LOVEJOY — Matthew Dean was one among 62 job seekers to show up during the first 30 minutes of the jobs fair.
Many more streamed in as the day progressed.
The City of Lovejoy hosted its third quarterly jobs fair Thursday to give jobless residents and area businesses an opportunity to interact.
Dean, 19, said he has had jobs here and there but he has been searching more than a year for permanent work.
“I’m not sure what I want to get into,” he said. “I’m just trying to get out there.”
Dean represents 181,100 out-of-work Georgians who have been unemployed for more than 26 weeks.
But the number of long-term unemployed has declined over the past year to its lowest level since January 2010, according to data released this week by the Georgia Department of Labor.
The department announced the state’s seasonally-adjusted unemployment rate dipped to 8.4 percent in March, down 0.2 percent from February and the lowest rate since December 2008.
The decline is partly due to residents dropping out of the workforce.
Georgia Labor Commissioner Mark Butler said the number of workers and those actively seeking employment declined to 4,821,591, down 18,241 from 4,839,832 in February.
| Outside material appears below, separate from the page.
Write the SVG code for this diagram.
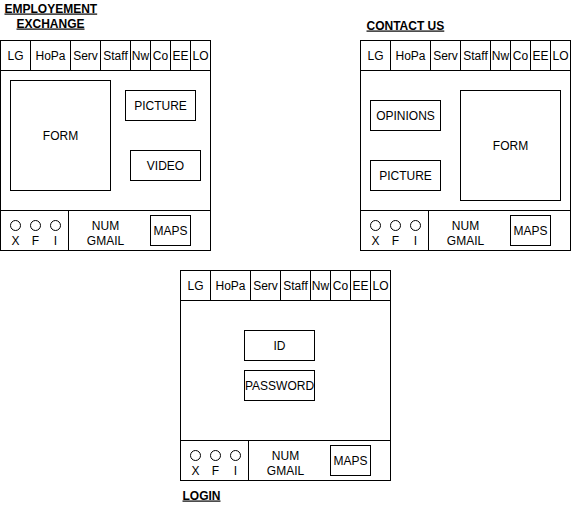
<svg xmlns="http://www.w3.org/2000/svg" width="571" height="510" viewBox="0 0 571 510">
<style>
rect, line, circle { fill: none; stroke: #000; stroke-width: 1; }
text { font-family: "Liberation Sans", Arial, sans-serif; font-size: 12px; fill: #000; text-anchor: middle; }
.title { font-weight: bold; text-decoration: underline; text-anchor: start; }
.bg { fill: #fff; }
</style>
<defs>
<g id="nav">
<rect x="0" y="0" width="210" height="30"/>
<line x1="30" y1="0" x2="30" y2="30"/>
<line x1="70" y1="0" x2="70" y2="30"/>
<line x1="100" y1="0" x2="100" y2="30"/>
<line x1="130" y1="0" x2="130" y2="30"/>
<line x1="150" y1="0" x2="150" y2="30"/>
<line x1="170" y1="0" x2="170" y2="30"/>
<line x1="190" y1="0" x2="190" y2="30"/>
<text x="15" y="19">LG</text>
<text x="50" y="19">HoPa</text>
<text x="85" y="19">Serv</text>
<text x="115" y="19">Staff</text>
<text x="140" y="19">Nw</text>
<text x="160" y="19">Co</text>
<text x="180" y="19">EE</text>
<text x="200" y="19">LO</text>
</g>
<g id="footer">
<rect x="0" y="0" width="210" height="40"/>
<line x1="68" y1="0" x2="68" y2="40"/>
<circle cx="15" cy="15" r="5"/>
<circle cx="35" cy="15" r="5"/>
<circle cx="55" cy="15" r="5"/>
<text x="15" y="34">X</text>
<text x="35" y="34">F</text>
<text x="55" y="34">I</text>
<text x="105" y="19">NUM</text>
<text x="105" y="34">GMAIL</text>
<rect x="150" y="5" width="40" height="30"/>
<text x="170" y="24">MAPS</text>
</g>
</defs>
<g transform="translate(0.5,0.5)">
<g id="employement-exchange">
<rect x="0" y="40" width="210" height="210" class="bg"/>
<use href="#nav" x="0" y="40"/>
<use href="#footer" x="0" y="210"/>
<rect x="10" y="80" width="100" height="110"/>
<text x="60" y="139">FORM</text>
<rect x="125" y="90" width="70" height="30"/>
<text x="160" y="109">PICTURE</text>
<rect x="130" y="150" width="70" height="30"/>
<text x="165" y="169">VIDEO</text>
<text class="title" x="4" y="12">EMPLOYEMENT</text>
<text class="title" x="16" y="27">EXCHANGE</text>
</g>

<g id="contact-us">
<rect x="360" y="40" width="210" height="210" class="bg"/>
<use href="#nav" x="360" y="40"/>
<use href="#footer" x="360" y="210"/>
<rect x="370" y="100" width="70" height="30"/>
<text x="405" y="119">OPINIONS</text>
<rect x="370" y="160" width="70" height="30"/>
<text x="405" y="179">PICTURE</text>
<rect x="460" y="90" width="100" height="110"/>
<text x="510" y="149">FORM</text>
<text class="title" x="366" y="29">CONTACT US</text>
</g>

<g id="login">
<rect x="180" y="270" width="210" height="210" class="bg"/>
<use href="#nav" x="180" y="270"/>
<use href="#footer" x="180" y="440"/>
<rect x="244" y="330" width="70" height="30"/>
<text x="279" y="349">ID</text>
<rect x="244" y="370" width="70" height="30"/>
<text x="279" y="389">PASSWORD</text>
<text class="title" x="182" y="499">LOGIN</text>
</g>

<g id="connectors"></g>
</g>
</svg>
He said employers created 23,700 jobs statewide last month, which was “one of the best job growth numbers we’ve had in March for almost a decade.”
Job seekers attending Lovejoy’s jobs fair were motivated to rejoin or stay in the workforce.
Saundi McKee is the city’s assistant community coordinator. She said the event came about when she noticed the demand — people would visit the community center asking about job opportunities but she did not have any answers for them.
“It also helps people be more confident,” said McKee.
The event included employer interviews, information booths, a class on resume-building class and mock interviews.
Shantell Jones of the Simple Business LLC based in Alpharetta gave a class on resume-building and proper interviewing etiquette.
She said her top advice to job seekers is not what to wear to an interview but to stay motivated to get there.
“I tell them, ‘Don’t give up and always have a back-up plan,’” Jones said. “It doesn’t matter how many degrees you have, anyone can end up in a bad situation. So always have a back-up plan.”
Resident Carlton Walker said he was looking for additional income to support his family. The newly wed said he works part-time as a caregiver for military veterans.
Walker, 23, regularly goes in to businesses to ask about employment opportunities. He said he has been searching for a few months but is not discouraged.
“I’ll keep my head up regardless,” he said.
McKee said there were 15 area employers at Thursday’s event including The Reserves Network, Avon Products Inc., Primerica, Mary Kay, The GEO Group Inc., Rose’s Glory Virgin Hair Supply and the AMTC CNA Institute.
Miltontax Associates, Alexander Falls, Simple Business LLC and Mercer University were also on hand.
McKee said the fair has gotten progressively more organized. She said the first event turned up one job offer and the second turned up two.
“We see where the needs are and we’re making improvements,” she said.
Mayor Bobby Cartwright said the quarterly jobs fairs cost the city about $300 each for paper supplies and snacks.
“I’m happy with the success,” said Cartwright. “I’m so proud of my staff. They worked really hard on this. And if one person gets a job every penny is worth it.”
The next jobs fair is July 18. It will be from 10 a.m. until 2 p.m. at 11622 Hastings Bridge Road.